В державинских стихотворениях этого периода Наполеон предстает как прямой наследник французской революции, в результате которой «законы царств, обряды веры, / Святыня – почтены в химеры; / Попран Христос и скиптр царей; / Европа вся полна разбоев, / Цареубийц святят в героев»80. Все это воспринимается как недвусмысленное свидетельство пришествия Антихриста и его кратковременного торжества.

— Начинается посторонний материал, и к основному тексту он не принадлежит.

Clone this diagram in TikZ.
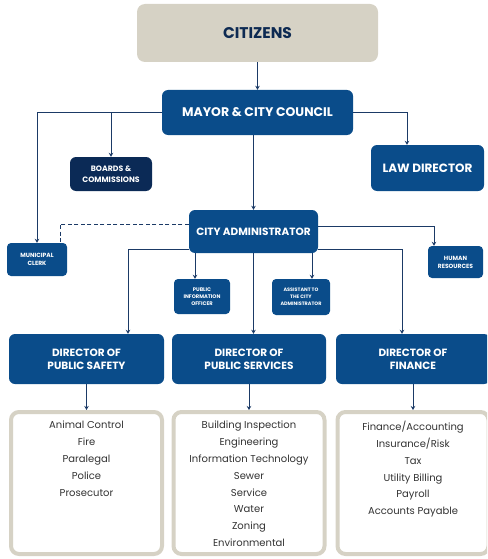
\documentclass[tikz,border=0pt]{standalone}
\usepackage{fontspec}
\setmainfont{Poppins}
\usetikzlibrary{arrows.meta}
\definecolor{blueA}{HTML}{0A4C8A}
\definecolor{navyB}{HTML}{0B2A56}
\definecolor{beige}{HTML}{D6D2C5}
\definecolor{lineC}{HTML}{1B3A66}
\definecolor{txtC}{HTML}{0D2A52}
\definecolor{listT}{HTML}{333333}
\tikzset{
  hdr/.style={rectangle, rounded corners=6pt, fill=blueA, text=white, align=center, inner sep=0pt},
  listbox/.style={rectangle, rounded corners=8pt, draw=beige, line width=4pt, fill=white, inner sep=0pt, minimum width=151pt, minimum height=142pt},
  listtxt/.style={align=center, inner sep=0pt, anchor=north, text=listT, font=\fontsize{10}{16.8}\selectfont},
  conn/.style={draw=lineC, line width=1pt},
  arr/.style={conn, -{Stealth[length=4pt,width=4.5pt]}},
}
\begin{document}
\begin{tikzpicture}[x=1pt,y=-1pt]
\useasboundingbox (0,0) rectangle (487,559);
\clip (0,0) rectangle (487,559);

% boxes
\node[hdr, fill=beige, text=txtC, rounded corners=8pt, minimum width=241pt, minimum height=58pt, font=\fontsize{15.5}{18}\selectfont\bfseries] (cit) at (257.5,33) {CITIZENS};
\node[hdr, minimum width=191pt, minimum height=45pt, font=\fontsize{12.5}{15}\selectfont\bfseries] (mayor) at (257.5,112.5) {MAYOR \& CITY COUNCIL};
\node[hdr, fill=navyB, minimum width=82pt, minimum height=34pt, font=\fontsize{7.8}{10.5}\selectfont\bfseries] (boards) at (111,174) {BOARDS \&\\COMMISSIONS};
\node[hdr, minimum width=113pt, minimum height=46pt, font=\fontsize{12}{14}\selectfont\bfseries] (law) at (427.5,168) {LAW DIRECTOR};
\node[hdr, minimum width=129pt, minimum height=43pt, font=\fontsize{10.5}{13}\selectfont\bfseries] (admin) at (253.5,231.5) {CITY ADMINISTRATOR};
\node[hdr, rounded corners=4pt, minimum width=60pt, minimum height=33pt, font=\fontsize{6}{8}\selectfont\bfseries] (clerk) at (37,259.5) {MUNICIPAL\\CLERK};
\node[hdr, rounded corners=4pt, minimum width=55pt, minimum height=32pt, font=\fontsize{6}{8}\selectfont\bfseries] (hr) at (455.5,262) {HUMAN\\RESOURCES};
\node[hdr, rounded corners=4pt, minimum width=56pt, minimum height=35pt, font=\fontsize{5.2}{7}\selectfont\bfseries] (pio) at (202,296.5) {PUBLIC\\INFORMATION\\OFFICER};
\node[hdr, rounded corners=4pt, minimum width=58pt, minimum height=36pt, font=\fontsize{4.9}{7}\selectfont\bfseries] (asst) at (301,297) {ASSISTANT TO\\THE CITY\\ADMINISTRATOR};
\node[hdr, minimum width=155pt, minimum height=50pt, font=\fontsize{10.5}{12.6}\selectfont\bfseries] (dps) at (86.5,359) {DIRECTOR OF\\PUBLIC SAFETY};
\node[hdr, minimum width=154pt, minimum height=50pt, font=\fontsize{10.5}{12.6}\selectfont\bfseries] (dpsv) at (249,359) {DIRECTOR OF\\PUBLIC SERVICES};
\node[hdr, minimum width=154pt, minimum height=50pt, font=\fontsize{10.5}{12.6}\selectfont\bfseries] (dfin) at (413,359) {DIRECTOR OF\\FINANCE};

\node[listbox] (l1) at (86.5,483) {};
\node[listbox] (l2) at (249,483) {};
\node[listbox] (l3) at (413,483) {};
\node[listtxt] (t1) at ([yshift=-11pt]l1.north) {Animal Control\\Fire\\Paralegal\\Police\\Prosecutor};
\node[listtxt] (t2) at ([yshift=-11pt]l2.north) {Building Inspection\\Engineering\\Information Technology\\Sewer\\Service\\Water\\Zoning\\Environmental};
\node[listtxt] (t3) at ([yshift=-11pt]l3.north) {Finance/Accounting\\Insurance/Risk\\Tax\\Utility Billing\\Payroll\\Accounts Payable};

% connectors
\draw[arr] (cit.south) -- (mayor.north);
\draw[arr] (mayor.west) -| (clerk.north);
\draw[arr] (mayor.west -| boards.north) -- (boards.north);
\draw[arr] (mayor.east) -| ([xshift=-20.5pt]law.north);
\draw[arr] (mayor.south -| admin.north) -- (admin.north);
\draw[conn, dashed, dash pattern=on 4pt off 2.5pt] ([yshift=7.5pt]admin.west) -| ([xshift=23pt]clerk.north);
\draw[arr] ([yshift=5.5pt]admin.east) -| ([xshift=-21.5pt]hr.north);
\draw[arr] ([xshift=-58.5pt]admin.south) -- ([xshift=-7pt]pio.north);
\draw[arr] ([xshift=58.5pt]admin.south) -- ([xshift=11pt]asst.north);
\draw[arr] ([yshift=-17.5pt]admin.west) -| ([xshift=41.5pt]dps.north);
\draw[arr] ([yshift=-17.5pt]admin.east) -| ([xshift=-11pt]dfin.north);
\draw[arr] (admin.south) -- (admin.south |- dpsv.north);
\draw[arr] (dps.south) -- (l1.north);
\draw[arr] (dpsv.south) -- (l2.north);
\draw[arr] (dfin.south) -- (l3.north);
\end{tikzpicture}
\end{document}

Предсказание наполеоновского падения – один из центральных мотивов державинских стихотворений 1800-х гг., приуроченных к военному противостоянию России и Франции. Даже отойдя от официальной государственной деятельности, Державин испытывает острое чувство личной ответственности за судьбу России и активно включается в процесс ее защиты от внешнего врага. Поэт внимательно следит за новостями в отечественной и зарубежной периодике, касающимися победоносного шествия наполеоновской армии на европейском театре военных действий и собирает различные сведения о личности самого Бонапарта81. В 1806–1807 гг., когда французская армия вошла в Пруссию, Державин имел личные встречи с императором Александром I, чтобы высказать свои соображения об экстренных мерах по предотвращению наполеоновского вторжения в Россию82, и по собственной инициативе составил две развернутые записки, в которых изложил свои взгляды о реорганизации русской армии в условиях внутренней войны («Мнение о обороне империи на случай покушений Бонапарта» и «Мечты о хозяйственном устройстве военных сил Российской империи»). Как отмечает М. Г. Альтшуллер, «поражение России, Тильзитский мир огорчили старого вельможу. Он не мог примириться с позором, не мог видеть в Наполеоне истинного союзника»83, а потому предвидел дальнейшее драматическое развитие событий. И когда в июне 1812 г. наполеоновские войска пересекли границу Российской империи, Державин подготовил и представил на высочайшее имя еще один важный документ – «Записку о мерах к обороне России во время нашествия французов», но, по его собственным словам, «ни от Императора и ни от кого не имел никакого известия, и дошла ли та бумага до рук Его Величества, не получил ни от кого никакого сведения»84.